Written task >> Print the lines of the listing below verbatim from its first line through the line bearing "plt.rcParams['axes.unicode_minus'] = False". Any pictures are to be omitted.

[START OF Data extract]

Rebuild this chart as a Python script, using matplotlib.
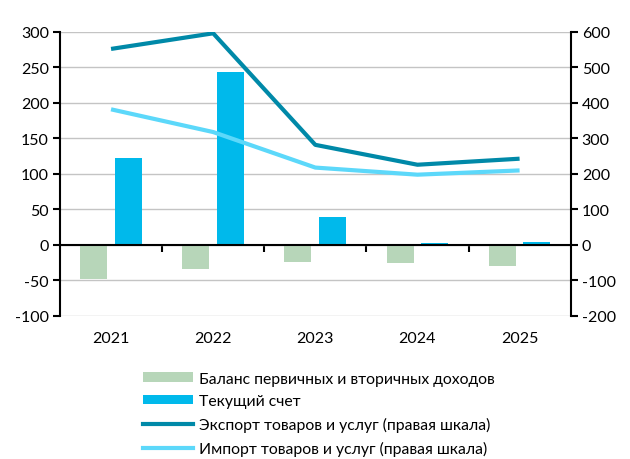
import matplotlib
matplotlib.use("Agg")
import matplotlib.pyplot as plt
from matplotlib.lines import Line2D
from matplotlib.patches import Patch
import numpy as np

plt.rcParams['font.family'] = ['Lato', 'DejaVu Sans']
plt.rcParams['axes.unicode_minus'] = False

years = ["2021", "2022", "2023", "2024", "2025"]
income_balance = [-49, -34, -25, -26, -30]
current_account = [122, 243, 39, 2, 4]
exports = [551, 595, 281, 225, 242]
imports = [381, 317, 217, 197, 209]

labels = ["Баланс первичных и вторичных доходов",
          "Текущий счет",
          "Экспорт товаров и услуг (правая шкала)",
          "Импорт товаров и услуг (правая шкала)"]

c_green = "#b7d6b9"
c_blue = "#00b9eb"
c_dark = "#0089a8"
c_light = "#5cd8fa"

fig = plt.figure(figsize=(6.3, 4.6), dpi=100)
ax = fig.add_axes([0.0952, 0.3115, 0.9058 - 0.0952, 0.9293 - 0.3115])
ax2 = ax.twinx()

x = np.arange(len(years))
w = 0.265
ax.bar(x - 0.17, income_balance, w, color=c_green, zorder=3)
ax.bar(x + 0.17, current_account, w, color=c_blue, zorder=3)

ax.set_ylim(-100, 300)
ax.set_yticks(range(-100, 301, 50))
ax.set_xlim(-0.5, 4.5)
ax.grid(axis='y', color='#c4c4c4', linewidth=1, zorder=0)
ax.set_axisbelow(True)

ax2.plot(x, exports, color=c_dark, linewidth=3, solid_capstyle='butt', zorder=4)
ax2.plot(x, imports, color=c_light, linewidth=3, solid_capstyle='butt', zorder=4)
ax2.set_ylim(-200, 600)
ax2.set_yticks(range(-200, 601, 100))

for a in (ax, ax2):
    a.spines['top'].set_visible(False)
    a.spines['bottom'].set_visible(False)
    a.tick_params(axis='y', labelsize=11.5, length=5, width=1.5, color='black', pad=3)
ax.spines['right'].set_visible(False)
ax2.spines['left'].set_visible(False)
ax.spines['left'].set_linewidth(1.5)
ax2.spines['right'].set_linewidth(1.5)
ax.spines['bottom'].set_visible(True)
ax.spines['bottom'].set_position(('data', 0))
ax.spines['bottom'].set_linewidth(1.5)
ax.spines['bottom'].set_zorder(5)

ax.set_xticks(x)
ax.set_xticklabels([])
ax.tick_params(axis='x', which='major', length=0)
ax.set_xticks([0.5, 1.5, 2.5, 3.5], minor=True)
ax.tick_params(axis='x', which='minor', length=5, width=1.5, direction='out', color='black')
ax2.set_xticks([])

for xi, yr in zip(x, years):
    ax.text(xi, -0.078, yr, transform=ax.get_xaxis_transform(), ha='center', va='center', fontsize=11.5)

handles = [Patch(facecolor=c_green, edgecolor='none'),
           Patch(facecolor=c_blue, edgecolor='none'),
           Line2D([0], [0], color=c_dark, linewidth=3),
           Line2D([0], [0], color=c_light, linewidth=3)]
fig.legend(handles, labels, loc='upper left', bbox_to_anchor=(0.214, 0.207),
           frameon=False, fontsize=11.3, handlelength=3.2, handleheight=0.55,
           labelspacing=0.55, borderpad=0, handletextpad=0.4)

fig.savefig("out.png", dpi=100)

[END OF Data extract]

Answer to this problem >>
Rebuild this chart as a Python script, using matplotlib.
import matplotlib
matplotlib.use("Agg")
import matplotlib.pyplot as plt
from matplotlib.lines import Line2D
from matplotlib.patches import Patch
import numpy as np

plt.rcParams['font.family'] = ['Lato', 'DejaVu Sans']
plt.rcParams['axes.unicode_minus'] = False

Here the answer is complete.